You can't help but trip over problems, right from the first page, when the Wasp asks 'Am I to assume a training exercise to see how we work together is completely out of the question?'
She gets a smug response, and a very large amount of property damage ensues - exactly the kind of thing the Registration Act was designed to prevent.
The battle itself isn't all that interesting, except for the fantastic artwork of Frank Cho. No, the issue's only real point of interest is the sequence of scenes in which Tony Stark and Carol Danvers, standing before a cool wall-display of every 'right-thinking' superhero currently in play. Like a couple of mouth-breathing virginal fanboys (pause here while Hippolyta deadpans 'is there any other kind?'), they set out to assemble 'the greatest roster ever.'
Cue the irony here, since the roster arrived at is the single worst one since the dark days of the Forgotten One and Doctor Druid.
Iron Man, of course, and the Wasp, and the always-pleasing presence of the Black Widow (the Steve Epting-pencilled stretch where she led the team stands as one of the best runs on the title). But after that, things start to fall apart - Ms. Marvel is OK, but the perennially-boring Wonder Man is here straight out of the 80s, right down to the inability to fly and the Reagan-era tracksuit. Add to that the only superhero in the Marvel lineup MORE boring than Wonder Man - the Sentry, as dumb and derivative a character as anybody's dreamt up in quite some time. Super-strength, vague energy-powers ... whatever! Yech. And that pales beside the final member, the Greek god Ares, who for the last 30 years has been one of Thor's super-villains. He cares nothing for mortal life, and he carries an enormous axe - but hey, at least he registered.
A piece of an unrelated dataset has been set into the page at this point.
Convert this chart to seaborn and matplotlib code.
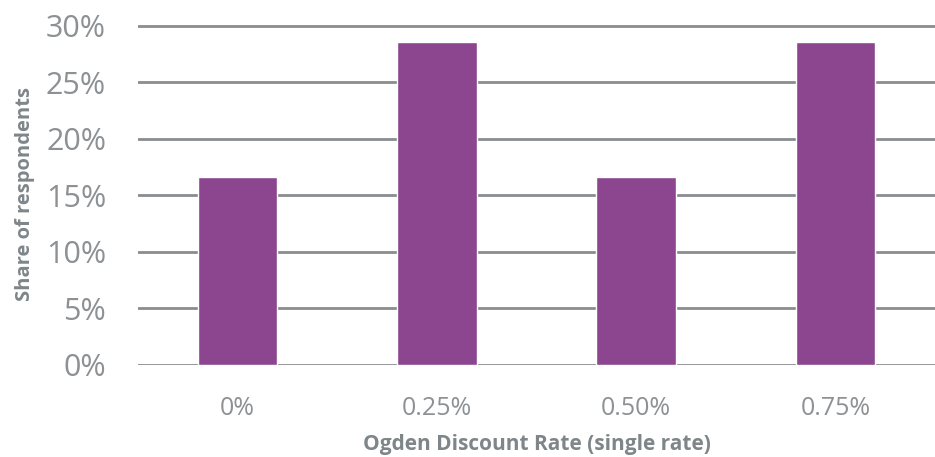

Still, the discussions are interesting. Carol Danvers asks the question Avengers (indeed, super-team) fans have always asked: why not just assemble a team of powerhouses? At one point Carol declares that the Wasp was the best Avenger, and at another point Stark says the same of Thor. Neither nominates Captain America, and the reader can't help but notice the reason why: because Carol and Stark are both victorious Nazis, and Cap is off in a gulag somewhere. It couldn't matter less whether or not our team stops Mole Man: it's bad guy v.s. bad guy.
The whole thing is made all the more depressing by Bendis' comments in the letters page (you almost expect disagreeable parts of each letter in the future to be blacked out). He promises a big surge of super-villains in upcoming weeks, and he writes "Now that we know who the heroes are, we will set up for the villains."
Some of us - especially those of us who maintain that there's no second, subversive meaning behind all this Civil War nonsense - aren't quite so certain we now 'know' who the heroes are, but it's instructive to know that Bendis doesn't have that problem.
But then, none of this touches on the week's comic that everybody's most likely to have heard about, right? Talk about press attention: in the latest issue of Captain America, a handcuffed Steve Rogers is heart-shot by a hypnotized Sharon Carter. See the news on your local evening broadcast.
There are at least eight different ways this could be reversed, but we here at Stevereads think not. Given the current fascistic atmosphere at Marvel, we think the Steve Rogers Captain America might very well be dead, the identity to be replaced by ... well, what the Hell difference does it make WHAT replaces him? The whole foundation of the Marvel universe is now rotten beyond recall, except by some kind of total rewrite. Which would be - will be - boring and time-consuming and utterly manipulative.
It's a sad state of affairs, but at least we still have DC, surfing an almost unprecedented high.